The Great Middle East Shake-Up


WASHINGTON -- ON the eve of war two years ago, President Bush said a democratic regime in Iraq "would serve as a dramatic and inspiring example for other nations in the region." Since then, there have been elections in Afghanistan and among the Palestinians that, along with the prospect of self-rule in Iraq, have stirred ripples of reform and hope in parts of the Middle East.

But today, as Iraqis vote in their first modern election, the war in Iraq is also transforming the Middle East and its relations with the United States in directions the Bush administration might not have expected.

Even many of the region's skeptics about the war say Iraq might, in the end, build a relatively stable democracy. But some of America's most steadfast allies, knowing how shaky their own hold on power is, fear that the Iraqi insurgency may encourage violent anti-government dissidents or Islamic militants in their own countries.

Among many ordinary Arabs, moreover, Iraq's example also has been more alarming than inspiring. Whatever hopes these citizens have for democracy, they have started to wonder if Iraq has paid a high price to get there by first descending into violence, sectarian strife and greater susceptibility to those who preach hatred of the United States.

Two questions are on their minds: Even if democracy takes root and grows in Iraq, will a more stable Middle East follow? And if civil war consumes Iraq, how quickly will instability engulf its neighbors?

"We had the power to reshuffle the deck of cards in the Middle East," said Shibley Telhami, the Anwar Sadat professor for peace and development at the University of Maryland. "But we never had the power to make sure how they would fall."

Beyond the general concern about instability is a shared concern in Sunni-ruled countries - Egypt, Jordan, Saudi Arabia and the smaller oil-rich states of the Persian Gulf - that the greatest beneficiary of the war so far has been not Iraq, but Shiite-dominated Iran.

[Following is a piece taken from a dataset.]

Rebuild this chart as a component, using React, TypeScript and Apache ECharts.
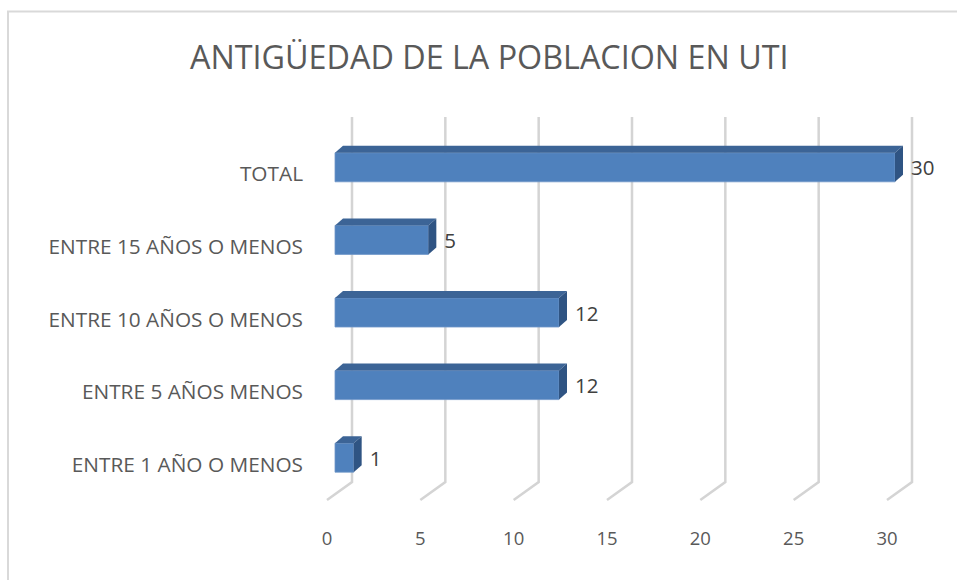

Empowering Iraq's Shiite majority, they fear, will embolden Shiites elsewhere to challenge their own ruling Sunni Muslim classes. This, in turn, could encourage a spread of Iranian influence that was held in check by Iraq when it was ruled by Sunni kings and dictators.

Jordan's ruler, King Abdullah II, traveled to Washington recently to express the fears of the region's Sunni majority that an arc of Shiite influence could soon extend from Iran through Iraq to Iran's ally Syria and to Syria's puppet, Lebanon.

Bush administration officials have been pleading with Arab leaders not to overreact to such fears; a senior State Department official dismissed the king's comments recently as "racist anti-Shiite paranoia." But this official acknowledged that such fears have spread through the Arab world, and an Iraqi who has advised the State Department went further, suggesting that they could prompt Jordan and Saudi Arabia - and some elements in Syria - to let Sunni insurgents in Iraq be supported from their territory.

"The Sunnis in Iraq may make up only 20 percent of the population, but they are a skilled minority that has strategic depth among Iraq's neighbors," the former adviser said, referring to Iraq's Sunni Arabs (but not to its Kurds, who are also Sunni Muslims). "Support from Jordan and Saudi Arabia is a force multiplier for them."

Iraq's Shiite leaders, who have been among the most enthusiastic supporters of the election today, have steadfastly maintained that a pluralist democracy, not Iran's theocracy, is their model for government, and Iran itself has tacitly blessed their approach. Nevertheless, the war strengthened Iran's position in the region by removing its worst enemy, Saddam Hussein, and whatever new regime takes hold in Iraq is likely to have friendly ties to Tehran.

Iran has also been making a big investment of resources in the social welfare, religious and political institutions of Iraq's Shiites. "There is only one country that is really doing nation-building in Iraq, and it isn't the United States," said an Arab diplomat sardonically. "It's Iran."